Feb 19, 2023

Secret of Flow-Induced Electric Currents Revealed

Posted by in categories: materials, nanotechnology

Vibrations are the main drivers of a mysterious process in which a liquid flow generates an electric current in the solid below it.

Liquid flowing over a conducting surface is known to produce electric currents, but the mechanism behind this effect has been unclear. New experiments with a single liquid drop dragged over a graphene surface demonstrate that viscous forces at the liquid–solid interface create vibrations, or phonons, in the graphene sheet that drag electrons in the direction of the flow [1]. The researchers verified this “phonon wind” interpretation by observing multiple liquids and by testing graphene surfaces with and without wrinkles. The results could lead to highly sensitive flow sensors or to devices that can harvest electricity from flows.
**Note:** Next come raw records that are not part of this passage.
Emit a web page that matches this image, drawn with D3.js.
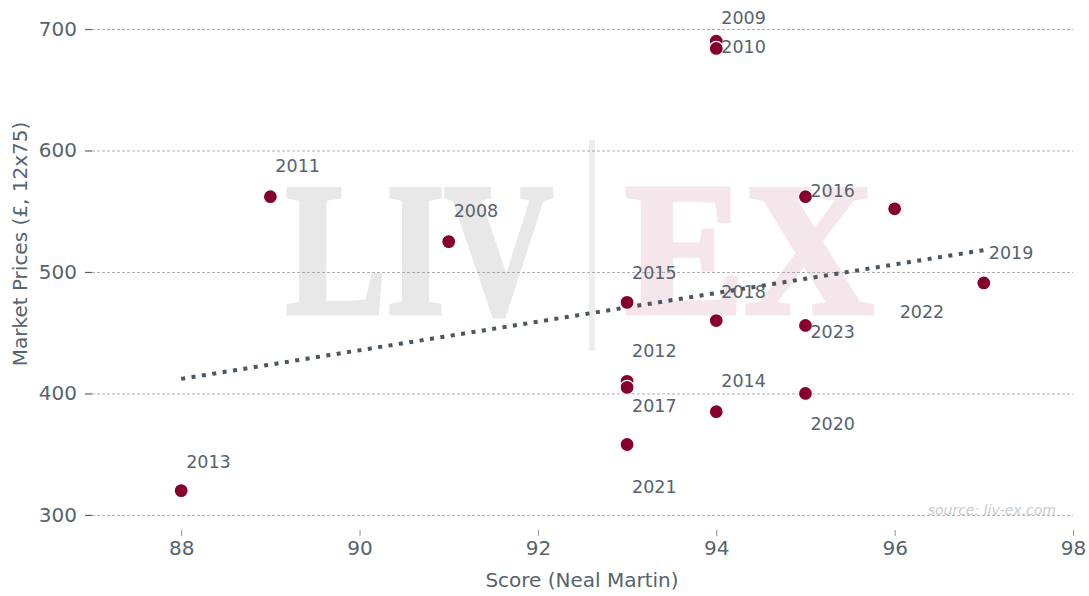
<!DOCTYPE html>
<meta charset="utf-8">
<script src="https://d3js.org/d3.v7.min.js"></script>
<style>
  body { margin: 0; background: #fff; }
  text { font-family: "DejaVu Sans", sans-serif; }
</style>
<div id="chart"></div>
<script>
  // vintages, Neal Martin scores and market prices (GBP per 12x75)
  var vintages = ["2008","2009","2010","2011","2012","2013","2014","2015","2016","2017","2018","2019","2020","2021","2022","2023"];
  var scores   = [91, 94, 94, 89, 93, 88, 94, 93, 95, 93, 94, 97, 95, 93, 96, 95];
  var prices   = [525, 690, 684, 562, 410, 320, 385, 475, 562, 405, 460, 491, 400, 358, 552, 456];
  // where each vintage label ended up (price units)
  var labelPrices = [550, 709, 685, 587, 435, 344, 410, 499, 567, 390, 484, 516, 375, 323, 467, 451];
  // dotted trend line ends
  var trendScores = [88, 97];
  var trendPrices = [412, 518];
  var xTicks = [88, 90, 92, 94, 96, 98];
  var yTicks = [300, 400, 500, 600, 700];

  var width = 1089, height = 596;
  var textCol = "#56636e";

  var svg = d3.select("#chart").append("svg")
    .attr("width", width)
    .attr("height", height);

  var x = d3.scaleLinear().domain([87, 98]).range([92, 1073]);
  var y = d3.scaleLinear().domain([287.6, 723.9]).range([530, 0]);

  // watermark (thickened with a stroke in the same colour)
  svg.append("text")
    .attr("x", 286).attr("y", 313)
    .attr("font-size", 188)
    .attr("textLength", 267).attr("lengthAdjust", "spacingAndGlyphs")
    .attr("fill", "#e8e8e8")
    .attr("stroke", "#e8e8e8").attr("stroke-width", 5).attr("stroke-linejoin", "miter")
    .style("font-family", "Liberation Serif, serif")
    .style("font-weight", "bold")
    .text("LIV");
  svg.append("rect")
    .attr("x", 589).attr("y", 140).attr("width", 6).attr("height", 210)
    .attr("fill", "#ededef");
  svg.append("text")
    .attr("x", 625).attr("y", 313)
    .attr("font-size", 188)
    .attr("textLength", 249).attr("lengthAdjust", "spacingAndGlyphs")
    .attr("fill", "#f5e6eb")
    .attr("stroke", "#f5e6eb").attr("stroke-width", 5).attr("stroke-linejoin", "miter")
    .style("font-family", "Liberation Serif, serif")
    .style("font-weight", "bold")
    .text("EX");

  // horizontal grid
  svg.append("g").selectAll("line")
    .data(yTicks).enter().append("line")
    .attr("x1", 92).attr("x2", 1073)
    .attr("y1", function(d) { return y(d) + 0.5 })
    .attr("y2", function(d) { return y(d) + 0.5 })
    .attr("stroke", "#9a9a9a")
    .attr("stroke-width", 0.8)
    .attr("stroke-dasharray", "3,2");

  // axes
  var yAxis = svg.append("g")
    .attr("transform", "translate(92,0)")
    .call(d3.axisLeft(y).tickValues(yTicks).tickSize(7).tickPadding(8));
  var xAxis = svg.append("g")
    .attr("transform", "translate(0,530)")
    .call(d3.axisBottom(x).tickValues(xTicks).tickSize(6).tickPadding(5));
  [yAxis, xAxis].forEach(function(a) {
    a.select(".domain").remove();
    a.selectAll("text")
      .attr("fill", textCol)
      .style("font-family", "DejaVu Sans, sans-serif")
      .style("font-size", "20px");
  });
  yAxis.selectAll("line").attr("stroke", textCol).attr("stroke-width", 1.2);
  xAxis.selectAll("line").attr("stroke", "#8a9298").attr("stroke-width", 1);

  // axis titles
  svg.append("text")
    .attr("x", 582).attr("y", 587)
    .attr("text-anchor", "middle")
    .attr("fill", textCol)
    .style("font-size", "20px")
    .text("Score (Neal Martin)");
  svg.append("text")
    .attr("transform", "translate(27,244) rotate(-90)")
    .attr("text-anchor", "middle")
    .attr("fill", textCol)
    .style("font-size", "20px")
    .text("Market Prices (£, 12x75)");

  // source note
  svg.append("text")
    .attr("x", 1056).attr("y", 515)
    .attr("text-anchor", "end")
    .attr("fill", "#c6cbd0")
    .style("font-size", "14px")
    .style("font-style", "italic")
    .text("source: liv-ex.com");

  // trend line
  var trend = trendScores.map(function(s, i) { return [s, trendPrices[i]] });
  svg.append("path")
    .datum(trend)
    .attr("d", d3.line().x(function(d) { return x(d[0]) }).y(function(d) { return y(d[1]) }))
    .attr("fill", "none")
    .attr("stroke", "#4b565f")
    .attr("stroke-width", 4)
    .attr("stroke-dasharray", "4,6.5");

  var data = vintages.map(function(v, i) {
    return {year: v, score: scores[i], price: prices[i], lp: labelPrices[i]};
  });

  // points
  svg.append("g").selectAll("circle")
    .data(data).enter().append("circle")
    .attr("cx", function(d) { return x(d.score) })
    .attr("cy", function(d) { return y(d.price) })
    .attr("r", 7)
    .attr("fill", "#86002f")
    .attr("stroke", "#fff")
    .attr("stroke-width", 1.2);

  // vintage labels
  svg.append("g").selectAll("text")
    .data(data).enter().append("text")
    .attr("x", function(d) { return x(d.score) + 5 })
    .attr("y", function(d) { return y(d.lp) })
    .attr("dy", "0.35em")
    .attr("fill", textCol)
    .style("font-size", "17.5px")
    .text(function(d) { return d.year });
</script>
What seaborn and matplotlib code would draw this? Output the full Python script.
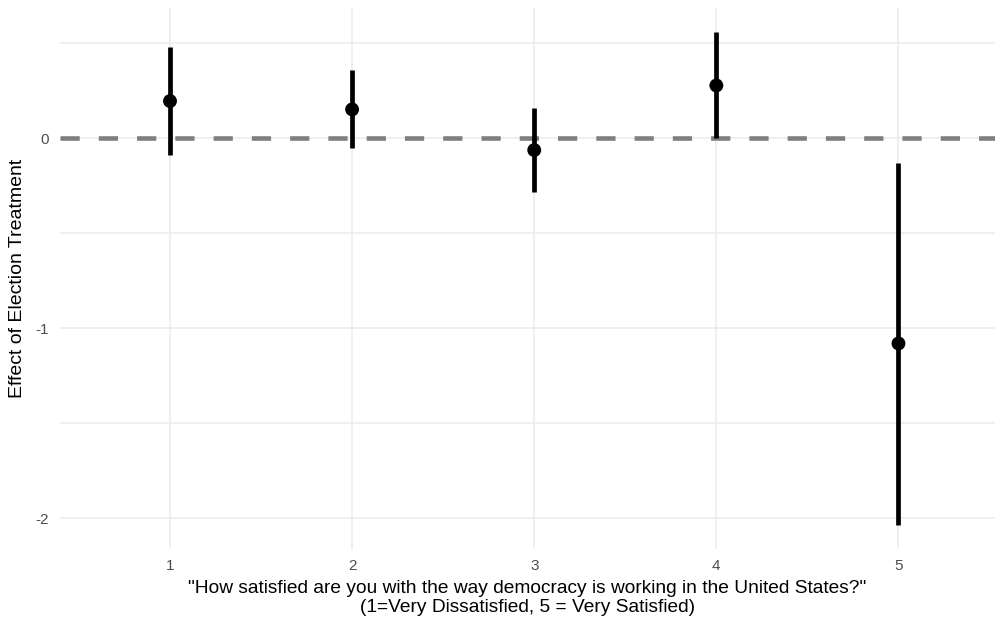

Researchers have found that water flowing over a material—in particular, carbon nanotubes or graphene—can generate electric currents in the solid. The effect appears in carbon materials because the surfaces are atomically flat and thus allow the liquid to flow largely unobstructed at the liquid–solid boundary, explains Alessandro Siria from the École Normale Supérieure in France. Several models have been proposed to explain the flow-induced currents, often involving charges within the liquid acting on the electrons in the solid. However, experimental uncertainties have prevented researchers from determining which model is best.